Mrs. Frederick, born in 1928, was
the second of six children born to Ginny Wood by the flicker of lamp light in
1928. She grew up, in Bodden Town, watching her mother make ends meet with the
little they had. Despite such tough times they were thankful for the small
mercies that God provided.

“Raising children was not as
nerve-racking and expensive as it is today, despite the hardship those days,” Mrs.
Frederick said.

 “It was easy to raise children in those days because
things were much cheaper and we did not live above our means.

 “Cloth was only six pence a yard, flour a penny
ha’ penny and sugar sixpence a pound. Fish caught daily along with local produce
from the land was the main staple in the family’s diet,” she said.

Mrs. Frederick also remembers
purchasing chicken feed sacks to make underwear for her children.

“The cotton sacks the feed and
flour came in those days were decorated with colourful designs. Some mothers
even made beautiful cotton dresses for their children to wear around the home,”
she said.

“When I was growing up my mother
would leave the doors and windows open for the cool breeze to come in – leave
them open today and God knows what will blow in.

 “We did not even know what electricity was all
about, but it did not matter.  The
children were happy finding activities to occupy themselves, while I busied
myself in the kitchen preparing food and taking care of the home.”

According to Mrs. Frederick, most
children had a full set of chores and other responsibilities at home.

When her oldest son, Charles, was
born it, too, was by lamplight.

“I remember my family having to go
down to Demon Well, which was located behind the Bodden Town, Town Hall to
collect water.
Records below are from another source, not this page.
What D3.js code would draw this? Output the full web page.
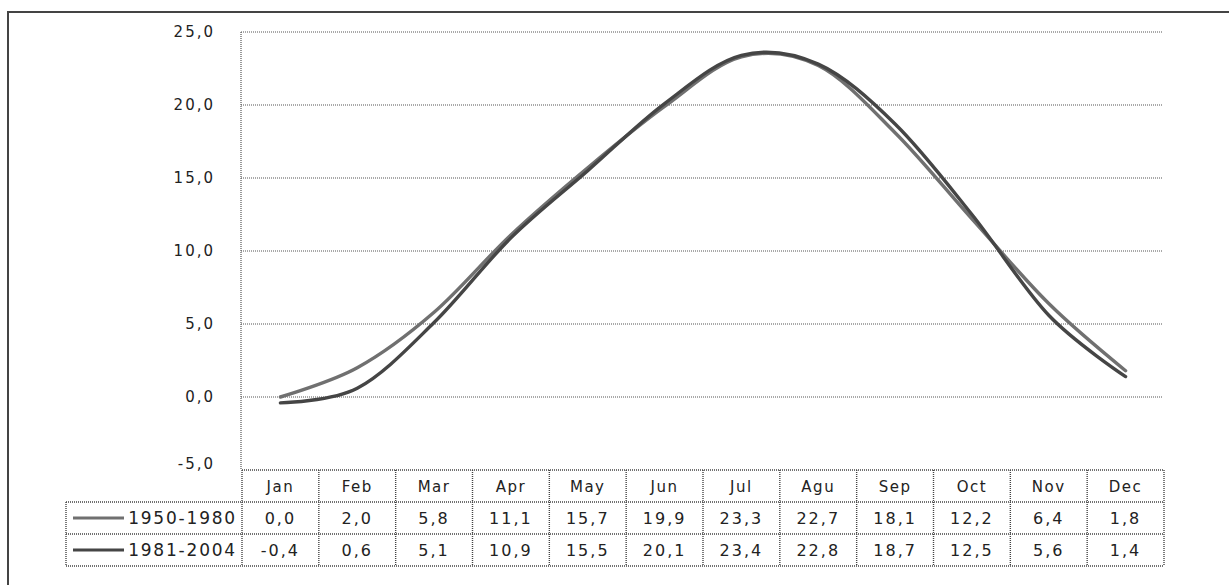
<!DOCTYPE html>
<html><head><meta charset="utf-8">
<script src="https://cdn.jsdelivr.net/npm/d3@7"></script>
<style>
html,body{margin:0;padding:0;background:#fff;}
svg{display:block;}
text{fill:#222;}
</style></head>
<body>
<svg id="chart" width="1229" height="585"></svg>
<script>
const months = ["Jan","Feb","Mar","Apr","May","Jun","Jul","Agu","Sep","Oct","Nov","Dec"];
const seriesNames = ["1950-1980","1981-2004"];
const s1950 = [0.0,2.0,5.8,11.1,15.7,19.9,23.3,22.7,18.1,12.2,6.4,1.8];
const s1981 = [-0.4,0.6,5.1,10.9,15.5,20.1,23.4,22.8,18.7,12.5,5.6,1.4];
const yTicks = [-5,0,5,10,15,20,25];

const series = [
  {name: seriesNames[0], values: s1950, color: "#707070"},
  {name: seriesNames[1], values: s1981, color: "#454545"}
];

const svg = d3.select("#chart");
const fmt = v => d3.format(".1f")(v).replace(".", ",").replace("−","-");

// outer frame
svg.append("rect").attr("x",8).attr("y",12).attr("width",1240).attr("height",600)
  .attr("fill","none").attr("stroke","#444").attr("stroke-width",2);

const x = d3.scaleBand().domain(months).range([242,1164]);
const y = d3.scaleLinear().domain([-5,25]).range([470,32]);

const dot = "1,1";
const gridColor = "#555";

// gridlines
svg.append("g").selectAll("line").data(yTicks.filter(t=>t>-5)).join("line")
  .attr("x1",241).attr("x2",1162)
  .attr("y1",d=>y(d)).attr("y2",d=>y(d))
  .attr("stroke",gridColor).attr("stroke-dasharray",dot).attr("stroke-width",1.2);

// y axis line
svg.append("line").attr("x1",241).attr("x2",241).attr("y1",y(25)).attr("y2",y(-5))
  .attr("stroke",gridColor).attr("stroke-dasharray",dot).attr("stroke-width",1.2);

// y labels
svg.append("g").selectAll("text").data(yTicks).join("text")
  .attr("x",215).attr("y",d=>y(d) - (d===-5?6:0)).attr("dy","0.35em")
  .attr("text-anchor","end")
  .style("font-family","'DejaVu Sans', Verdana, sans-serif").style("font-size","15px")
  .style("letter-spacing","2px")
  .text(d=>fmt(d));

// lines
const line = d3.line()
  .x((d,i)=>x(months[i]) + x.bandwidth()/2)
  .y(d=>y(d))
  .curve(d3.curveCardinal.tension(0));

svg.append("g").selectAll("path").data(series).join("path")
  .attr("d",d=>line(d.values))
  .attr("fill","none").attr("stroke",d=>d.color).attr("stroke-width",3.4)
  .attr("stroke-linecap","round");

// data table
const rowTop = [470, 502, 534];
const rowH = 32;
const tableBottom = 566;
const legendLeft = 66;
const tg = svg.append("g");
const tline = (x1,y1,x2,y2) => tg.append("line").attr("x1",x1).attr("y1",y1).attr("x2",x2).attr("y2",y2)
  .attr("stroke","#444").attr("stroke-dasharray",dot).attr("stroke-width",1.4);

tline(242,rowTop[0],1164,rowTop[0]);
tline(legendLeft,rowTop[1],1164,rowTop[1]);
tline(legendLeft,rowTop[2],1164,rowTop[2]);
tline(legendLeft,tableBottom,1164,tableBottom);
tline(legendLeft,rowTop[1],legendLeft,tableBottom);
months.forEach(m=>tline(x(m),rowTop[0],x(m),tableBottom));
tline(1164,rowTop[0],1164,tableBottom);

const tfont = "'DejaVu Sans', Verdana, sans-serif";
tg.selectAll("text.h").data(months).join("text").attr("class","h")
  .attr("x",d=>x(d)+x.bandwidth()/2).attr("y",rowTop[0]+rowH/2+1).attr("dy","0.35em")
  .attr("text-anchor","middle").style("font-family",tfont).style("font-size","15px")
  .style("letter-spacing","1.5px")
  .text(d=>d);

series.forEach((s,si)=>{
  const cy = rowTop[si+1] + rowH/2;
  tg.append("line").attr("x1",73).attr("x2",124).attr("y1",cy).attr("y2",cy)
    .attr("stroke",s.color).attr("stroke-width",3);
  tg.append("text").attr("x",237).attr("y",cy).attr("dy","0.35em").attr("text-anchor","end")
    .style("font-family",tfont).style("font-size","17px").style("letter-spacing","1.8px").text(s.name);
  tg.selectAll(null).data(s.values).join("text")
    .attr("x",(d,i)=>x(months[i])+x.bandwidth()/2).attr("y",cy).attr("dy","0.35em")
    .attr("text-anchor","middle").style("font-family",tfont).style("font-size","16px")
    .style("letter-spacing","2px")
    .text(d=>fmt(d));
});
</script>
</body></html>
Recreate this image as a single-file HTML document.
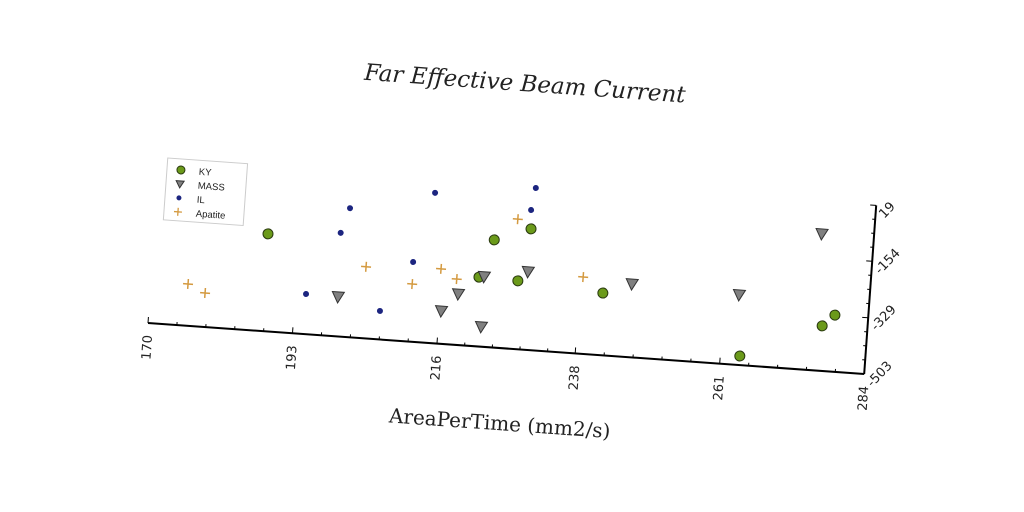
<!DOCTYPE html>
<html><head><meta charset="utf-8"><style>
html,body{margin:0;padding:0;background:#fff;width:1024px;height:512px;overflow:hidden}
text{font-family:"Liberation Sans",sans-serif}
.serif{font-family:"DejaVu Serif","Liberation Serif",serif}
.tick{font-family:"DejaVu Sans","Liberation Sans",sans-serif}
</style></head><body>
<svg id="chart" width="1024" height="512" viewBox="0 0 1024 512" xmlns="http://www.w3.org/2000/svg">
<g id="plot" transform="translate(148 323) rotate(4.07)">
<text class="serif" x="359" y="-258" text-anchor="middle" font-size="23" font-style="italic" fill="#222">Far Effective Beam Current</text>
<text class="serif" x="358" y="82" text-anchor="middle" font-size="20" fill="#222">AreaPerTime (mm2/s)</text>
<line x1="0" y1="0" x2="718" y2="0" stroke="#000" stroke-width="2"/>
<line x1="718" y1="0" x2="718" y2="-169" stroke="#000" stroke-width="2"/>
<g id="xticks"></g>
<g id="yticks"></g>
<g id="marks"></g>
<g transform="translate(8 -166)">
<rect x="0" y="0" width="80" height="62" fill="#fff" stroke="#ccc" stroke-width="1"/>
<g><circle cx="14" cy="11" r="4" fill="#6b9a1a" stroke="#2a3a10"/><text x="32" y="14.5" font-size="9.5" fill="#222">KY</text></g>
<g><path d="M10,22 L18,22 L14,29 Z" fill="#808080" stroke="#333"/><text x="32" y="28.5" font-size="9.5" fill="#222">MASS</text></g>
<g><circle cx="14" cy="39" r="2.5" fill="#1c2580"/><text x="32" y="42.5" font-size="9.5" fill="#222">IL</text></g>
<g><path d="M10,53 L18,53 M14,49 L14,57" stroke="#d49a40" stroke-width="1.3"/><text x="32" y="56.5" font-size="9.5" fill="#222">Apatite</text></g>
</g>
</g>
</svg>
<script>
const xTicks=[170,193,216,238,261,284];
const yTicks=[-503,-329,-154,19];
const kyX=[188.0,223.9,229.6,221.9,228.1,241.7,264.1,276.8,278.7];
const kyY=[-202,-171,-129,-289,-292,-311,-475,-364,-328];
const massX=[199.8,216.3,218.8,222.8,222.7,229.6,246.2,263.3,275.7];
const massY=[-381,-402,-346,-442,-287,-262,-277,-287,-81];
const ilX=[194.7,200.7,199.5,206.6,211.3,214.0,229.4,229.9];
const ilY=[-379,-105,-183,-415,-257,-39,-71,-2];
const apX=[175.9,178.7,203.9,211.4,215.8,218.4,227.4,238.4];
const apY=[-374,-398,-282,-325,-272,-300,-102,-266];
const W=718,H=169,xmin=170,xmax=284,ymin=-503,ymax=19;
const sx=v=>(v-xmin)/(xmax-xmin)*W;
const sy=v=>-(v-ymin)/(ymax-ymin)*H;
const NS="http://www.w3.org/2000/svg";
function mk(tag,attrs,parent){const e=document.createElementNS(NS,tag);for(const k in attrs)e.setAttribute(k,attrs[k]);parent.appendChild(e);return e;}
const xg=document.getElementById('xticks'),yg=document.getElementById('yticks'),mg=document.getElementById('marks');
xTicks.forEach((t,i)=>{
  const x=sx(t);
  const l=mk('line',{x1:x,y1:0,x2:x,y2:-6,stroke:'#000'},xg);
  
  
  const tx=mk('text',{class:'tick',x:0,y:0,'font-size':13,fill:'#222','text-anchor':'end',transform:`translate(${x+5} 12) rotate(-90)`},xg);
  tx.textContent=t;
  
  
  if(i<xTicks.length-1){for(let k=1;k<5;k++){const mx=x+(sx(xTicks[i+1])-x)*k/5;const m=mk('line',{x1:mx,y1:0,x2:mx,y2:-3,stroke:'#000'},xg);
  
  }}
});
yTicks.forEach((t,i)=>{
  const y=sy(t);
  const l=mk('line',{x1:W,y1:y,x2:W-6,y2:y,stroke:'#000'},yg);
  
  
  const tx=mk('text',{class:'tick',x:0,y:0,'font-size':13,fill:'#222','text-anchor':'start',transform:`translate(${W+9} ${y+13}) rotate(-50)`},yg);
  tx.textContent=t;
  
  
  if(i<yTicks.length-1){for(let k=1;k<4;k++){const my=y+(sy(yTicks[i+1])-y)*k/4;const m=mk('line',{x1:W,y1:my,x2:W-3,y2:my,stroke:'#000'},yg);
  
  }}
});
kyX.forEach((v,i)=>{const c=mk('circle',{cx:sx(v),cy:sy(kyY[i]),r:5,fill:'#6b9a1a',stroke:'#2a3a10','stroke-width':1},mg);

});
massX.forEach((v,i)=>{const x=sx(v),y=sy(massY[i]);const p=mk('path',{d:`M${x-6},${y-5} L${x+6},${y-5} L${x},${y+6} Z`,fill:'#808080',stroke:'#333','stroke-width':1},mg);

});
ilX.forEach((v,i)=>{const c=mk('circle',{cx:sx(v),cy:sy(ilY[i]),r:3,fill:'#1c2580'},mg);

});
apX.forEach((v,i)=>{const x=sx(v),y=sy(apY[i]);const p=mk('path',{d:`M${x-5},${y} L${x+5},${y} M${x},${y-5} L${x},${y+5}`,stroke:'#d49a40','stroke-width':1.5},mg);

});
</script>
</body></html>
It was then heated in an iron pot on the wood fire in the caboose
for Dr. Hollaway to use in the delivery.”

Water was collected from the well
to wash diapers on the wooden washboard and to do the household cleaning, she

“Today mothers talk about Enfamil,
packaged rice and oat cereal. All of my babies thrived, just fine, on cornmeal
porridge, lactogen and breast milk. Common colds and ailments were also treated
with various teas and home-made remedies.”

She said that she was a
stay-at-home mom, while her husband worked at a canning factory in George Town.

“In those days Cayman exported
tinned turtle soup to different countries,” she said.

When her second child, Barbara, was
born, Mrs. Frederick remembers it being so hot that  Nurse Jessie Ritch stayed up most of the night
fanning her with a cardboard fan.

“It was not an easy time and the mosquitoes
combined with the heat made it worse,” she added

“It was never a dull moment for us
stay-at-home moms, when we were not cooking, preparing food and cleaning the
house we were gathering black manger wood to smoke out the mosquitoes.”

Black manger wood, collected from
Pease Bay, was used as a mosquito repellent.

When she was not collecting
firewood, she would walk to Pease Bay with her sister Audrey to gather sisal

Sisal was used to make slippers to supplement
the small household income.

After it was collected, it was
scraped, washed, dyed, hung out to dry, plaited and sewn to make the slippers.

“Just thinking about the process makes
me itch. When you got it on the skin it felt just like cow itch,” she said.

“For all that work, plus the
itching, I received only three Jamaican dollars for each pair”.

When building their first home,
Mrs. Frederick remembers backing gravel, sand and water from the well, so that
the men could mix cement.

 “It was hard raising those children but it was
lots of fun.

“We may have a modern society today
and fancy gadgets to work with, but nothing beats raising children in a clean,
carefree and safe environment,” she said.